On
l'imaginait lointain ce retour aux arènes. De pouvoir enfin
ressentir l'appréhension, la tension, d'une course en habits de
lumières longtemps rangés dans les placards. Dans l'attente de
ressortir au grand jour, comme l'afición.
Et
ainsi pouvoir retrouver plein de petits détails. Il y a dans cette
passion pour la tauromachie quelque chose de magique. Revenir sur les
gradins d'une arène, et être dans le vif du sujet, des sensations
comme si cela ne s'était jamais arrêté.

Je
me souviens d'images de la puissance et de la caste du bravissime
Gañanito d'El Sierro aux arènes d'Arles, qui fit traverser la piste
au picador. Ce toro, brave et dur, avait longtemps été le générique
de l'émission Face au Toril.

Dans
l'élevage de la regrettée Doña Dolores Aguirre, où il y a aussi
une grande part d'origine Atanasio Fernández, on ne compte plus le
nombre de toros et de novillos ayant offert des tiers de piques à
émotion, époustouflants.

Tous
les deux primés, les picadors Adrián Navarrete et Jean-Loup Aillet
n'ont pas volé leurs récompenses à la fin de la novillada après
être parvenus à accomplir deux tiers de piques périlleux.
Quoi
de mieux pour la cavalerie de Philippe Heyral que de fêter son
centenaire avec de tels tiers de piques.
Hommage
aux organisateurs de l'ATB, qui ont réussi à célébrer leur course
lorsque tant d'autres ont renoncé.

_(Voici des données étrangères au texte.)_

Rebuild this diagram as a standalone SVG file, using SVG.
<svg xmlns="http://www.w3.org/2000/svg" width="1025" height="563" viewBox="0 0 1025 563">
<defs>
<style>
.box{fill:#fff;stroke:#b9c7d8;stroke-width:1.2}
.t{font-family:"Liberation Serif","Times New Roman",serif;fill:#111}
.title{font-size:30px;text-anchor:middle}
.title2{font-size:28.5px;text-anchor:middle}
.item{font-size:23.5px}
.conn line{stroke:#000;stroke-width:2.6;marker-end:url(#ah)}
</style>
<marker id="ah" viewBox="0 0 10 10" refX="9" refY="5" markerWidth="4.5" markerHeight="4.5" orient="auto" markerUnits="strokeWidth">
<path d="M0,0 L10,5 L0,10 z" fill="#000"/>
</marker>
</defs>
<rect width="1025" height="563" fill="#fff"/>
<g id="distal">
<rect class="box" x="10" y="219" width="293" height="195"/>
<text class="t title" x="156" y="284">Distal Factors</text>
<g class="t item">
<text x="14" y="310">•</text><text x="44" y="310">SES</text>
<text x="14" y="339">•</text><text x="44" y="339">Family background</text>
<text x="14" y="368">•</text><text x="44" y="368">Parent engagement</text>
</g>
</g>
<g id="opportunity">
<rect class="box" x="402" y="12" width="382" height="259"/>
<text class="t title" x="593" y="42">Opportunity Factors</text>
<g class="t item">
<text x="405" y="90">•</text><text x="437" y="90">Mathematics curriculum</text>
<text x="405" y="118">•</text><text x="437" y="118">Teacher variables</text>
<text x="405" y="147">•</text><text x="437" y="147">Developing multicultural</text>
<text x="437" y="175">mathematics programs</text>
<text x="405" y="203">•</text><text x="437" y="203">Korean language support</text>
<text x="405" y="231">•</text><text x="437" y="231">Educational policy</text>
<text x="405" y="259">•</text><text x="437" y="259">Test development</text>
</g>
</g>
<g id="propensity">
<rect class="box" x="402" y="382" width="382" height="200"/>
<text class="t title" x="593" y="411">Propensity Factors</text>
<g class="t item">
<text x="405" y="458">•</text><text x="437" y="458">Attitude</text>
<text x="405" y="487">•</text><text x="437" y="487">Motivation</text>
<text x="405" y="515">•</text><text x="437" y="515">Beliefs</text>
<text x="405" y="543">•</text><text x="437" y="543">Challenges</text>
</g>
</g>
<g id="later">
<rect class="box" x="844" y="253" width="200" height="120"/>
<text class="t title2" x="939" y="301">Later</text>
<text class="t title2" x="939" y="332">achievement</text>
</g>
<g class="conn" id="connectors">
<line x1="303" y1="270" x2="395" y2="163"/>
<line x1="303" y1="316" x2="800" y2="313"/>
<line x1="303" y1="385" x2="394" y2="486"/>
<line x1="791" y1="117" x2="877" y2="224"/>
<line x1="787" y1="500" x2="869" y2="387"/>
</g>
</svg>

Une course placée sous le signe
de la ganadería du Comte de la Corte, dont c'est le centenaire cette
année. Un élevage qui sort rarement ces dernières années, et qui
à Beaucaire proposa trois novillos différents mais bien présentés
et sérieux, avec tous un fond de mansedumbre. De par sa mobilité,
le deuxième fut supérieur.
Ce
n'était pas un exercice facile pour les novilleros à l'affiche.
José Cabrera, qui alla face au toril au premier, ne parvint
malheureusement pas à mettre en valeur l'excellent quatrième de
Dolores Aguirre, "Cigarrero", qui prit trois piques,
encasté, et justement ovationné à l'arrastre. Quant au vénézuélien
José Antonio Valencia, la mission était difficile puisqu'il
s'agissait seulement de sa deuxième novillada piquée, un an après
la première dans les mêmes arènes. Son manque de pratique était
logique mais il a au moins le mérite d'avoir figuré sur cette
affiche devant une novillada aussi sérieuse.
Quant
à Francisco Montero, on peut dire qu'il n'a pas menti. Il n'était
pas là par hasard.
Il
y a chez lui cette personnalité hors du commun, ce putain de
courage, cette façon de s'exposer, de se donner à fond. Parfois du
Padilla de début de carrière dans le texte. Padilla est de Jerez,
Montero de Chiclana, dans la même province de Cádiz. A son premier,
du fer du Comte de la Corte, Montero signa deux véroniques et une
demie d'anthologie, pleines de temple. Au cinquième, c'est avec la
cape de paseo qu'il alla à portagayola, pour recevoir le fameux
"Comadroso" de Dolores Aguirre, et pour commencer le combat
avec une étoffe très réduite.
Il
y a chez Francisco Montero, vêtu de son fétiche costume blanc et
argent, une envie débordante. L'envie de transmettre, souvent
excessive mais vibrante, d'aller de l'avant, aussi bien dans les
faenas que dans la façon d'entrer droit avec l'épée. D'ailleurs,
il n'était pas évident de se mesurer à un novillo aussi puissant
et encasté que le cinquième "Comadroso", et de le laisser
venir et naviguer le long des fémorales. Francisco Montero, qui
compte à son actif une petite dizaine de novilladas piquées, semble
vouloir croquer à pleine dents ce rêve de devenir un jour matador
de toros.
Heureux
nous étions à l'issue de cette course d'avoir pu goûter au plaisir
de la multitude de détails d'un après-midi de toros.